Rabbit & Bear Rabbit's Bad Habits, written by Julian Gough and illustrated by Jim Field, reviewed by Pippa Goodhart






This is a beautifully produced chunky little book of the kind that comes between picture books and chapter books.  It has big clear writing, but would probably need to be read out loud to most children of, say, four to seven sort of age.  As with the all the best of these kinds of stories, this one revolves very much around character.  Two main characters.  Bear and Rabbit.

Bear is a delightfully modest, innocent, kind and simple soul.  And, hooray, she's female!  What is the ratio of female to male bears in children's fiction, I wonder?  Heavily more male, I'd say.  But this is an exception.  And Rabbit?  He's very different from Bear.  Grumpy, knowledgeable, and with an unkind streak that needs a kind bear to charm out of him.




Oh, and there's a baddie.  Look at this for an enjoyably mean wolf that needs a comeuppance!


And this for part two of that very comeuppance!  

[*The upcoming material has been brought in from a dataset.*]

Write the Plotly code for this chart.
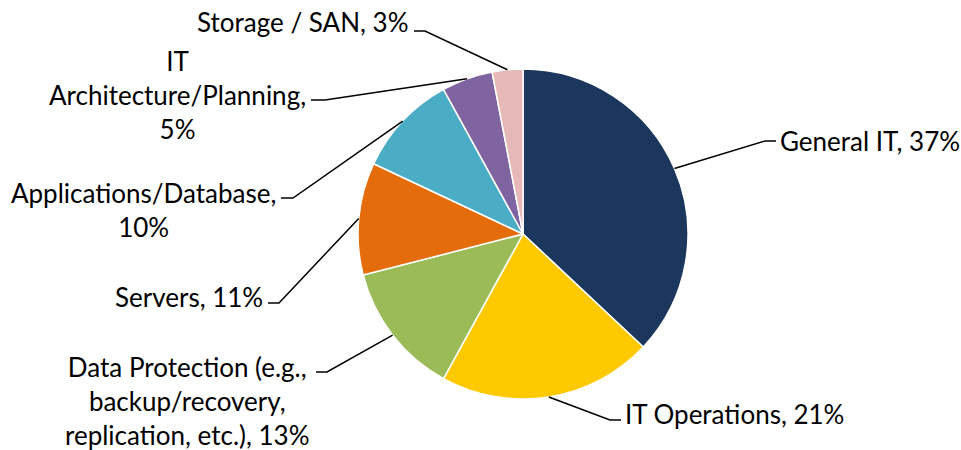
import math
import plotly.graph_objects as go

# Share of respondents by IT role
categories = [
    "General IT",
    "IT Operations",
    "Data Protection (e.g., backup/recovery, replication, etc.)",
    "Servers",
    "Applications/Database",
    "IT Architecture/Planning",
    "Storage / SAN",
]
values = [37, 21, 13, 11, 10, 5, 3]
label_templates = [
    "General IT, {}%",
    "IT Operations, {}%",
    "Data Protection (e.g.,<br>backup/recovery,<br>replication, etc.), {}%",
    "Servers, {}%",
    "Applications/Database,<br>{}%",
    "IT<br>Architecture/Planning,<br>{}%",
    "Storage / SAN, {}%",
]
colors = ["#1B375E", "#FFC900", "#9BBB59", "#E46C0A", "#4BACC6", "#8064A2", "#E6B9B8"]

W, H = 961, 450
CX, CY, R = 523, 234, 165  # pie centre and radius in pixels

# label layout: elbow point of leader (px), end of the short horizontal tick, text anchor point (px)
label_layout = [
    dict(elbow=(765, 141), end=(776, 141), text=(778, 141), side="left"),
    dict(elbow=(610, 420), end=(621, 420), text=(623, 414), side="left"),
    dict(elbow=(327, 372), end=(316, 372), text=(312, 401), side="right"),
    dict(elbow=(279, 303), end=(268, 303), text=(265, 297), side="right"),
    dict(elbow=(293, 198), end=(281, 198), text=(278, 210), side="right"),
    dict(elbow=(325, 100), end=(311, 100), text=(308, 95), side="right"),
    dict(elbow=(425, 31), end=(414, 31), text=(411, 22), side="right"),
]


def px(x):
    return x / W


def py(y):
    return 1 - y / H


fig = go.Figure(
    go.Pie(
        labels=categories,
        values=values,
        sort=False,
        direction="clockwise",
        rotation=0,
        marker=dict(colors=colors, line=dict(color="white", width=1.5)),
        textinfo="none",
        hoverinfo="skip",
        showlegend=False,
        domain=dict(x=[px(CX - R), px(CX + R)], y=[py(CY + R), py(CY - R)]),
    )
)

total = sum(values)
cum = 0
shapes = []
annotations = []
for v, tmpl, lay in zip(values, label_templates, label_layout):
    ang = 2 * math.pi * (cum + v / 2) / total
    cum += v
    sx = CX + R * math.sin(ang)
    sy = CY - R * math.cos(ang)
    ex, ey = lay["elbow"]
    tx, ty = lay["end"]
    shapes.append(dict(
        type="path", xref="paper", yref="paper",
        path=f"M {px(sx)} {py(sy)} L {px(ex)} {py(ey)} L {px(tx)} {py(ty)}",
        line=dict(color="black", width=1.5),
    ))
    ax, ay = lay["text"]
    annotations.append(dict(
        x=px(ax), y=py(ay), xref="paper", yref="paper",
        text=tmpl.format(v), showarrow=False,
        xanchor="left" if lay["side"] == "left" else "right",
        yanchor="middle", align="center",
        font=dict(family="Lato", size=26, color="#000000"),
    ))

fig.update_layout(
    width=W, height=H,
    margin=dict(l=0, r=0, t=0, b=0),
    paper_bgcolor="white",
    plot_bgcolor="white",
    shapes=shapes,
    annotations=annotations,
)

fig.write_html("out.html")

The humour in this story is of the sort that small child will find particularly hilarious.  The eating of poos (by a rabbit, and rabbits do do that) is discussed in some depth.  But there is a deeper layer to this story too. Dear Bear decides that Rabbit is a friend because Rabbit gave him something ... even though that 'something' was a rotten black carrot.  And she's proven to be right about that.  
Writing, illustration, and design are all a joy in this action-packed little story.  Recommended.